The Fox Network picked up the book and made it into a series that lasted one season. Bad timing and baseball playoffs signaled its demise. It's a shame really. But luckily the entire season plus nine un-aired episodes are out on DVD. This will revitalize your Sunday night.

Loosely based on the book, you'll immediately recognize the characters. It is laugh out loud funny. The writing is clever and hilarious. Here's a gorgeous little nugget from the fourth episode, wherein Jack, the character inspired by Bourdain is having a conversation with his crew over a little local warfare between their restaurant 'Nolita' and the French joint down the street:

Jack Bourdain: So... It's official. We're at war.
Jim: We're at war? What do you mean we're at war? We're chefs!
Jack Bourdain: They attacked us. Twice!
Steven Daedelus: They poked our head waitress
Jim: Yeah, but didn't she enjoy it?
Teddy Wong: That is not the point! If he's willing to have sex with Mimi, there's no telling how low he will go!
Seth Richman: We sent Mimi on a diplomatic mission and he sent her back soiled and defiled
Jim: and satisfied...
Jack Bourdain: Jim, go to your idiot hole.
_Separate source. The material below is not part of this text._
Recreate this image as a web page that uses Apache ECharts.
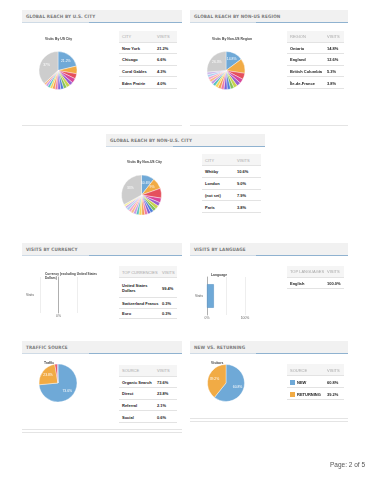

Another scene I loved was when Jack steals bread maker extraordinaire "Adam" and Seth has to go down into the bowels of Nolita to give him a message. In the book, Adam is a real rogue. Wonderous one minute, non-existent the next. In the series he's a faceless, creepy basement dweller wearing night vision goggles.

Seth cautiously inches down to the basement. You hear the fear in his voice as he approaches the darkened landing. We then see how Seth looks through Adam's night vision apparatus. As Seth ventures further into the black fearfully calling for Adam, we're right there in his face, LED green as Adam takes a baguette and caresses Seth's face. He freaks and goes screaming up the stairs like a little girl. Priceless.

The cast is excellent. It's chock full of lusty ribaldry. It's really pitiful that it never realized a grand fruition. I've read that the series is being run in England and Australia. I think Bravo should pick this gem up and "reconstitute" the series, considering the popularity of Bourdain and it's own excellent hit "Top Chef."

Sometimes, like Jack, you need a second chance. Pick up this DVD and you won't be disappointed!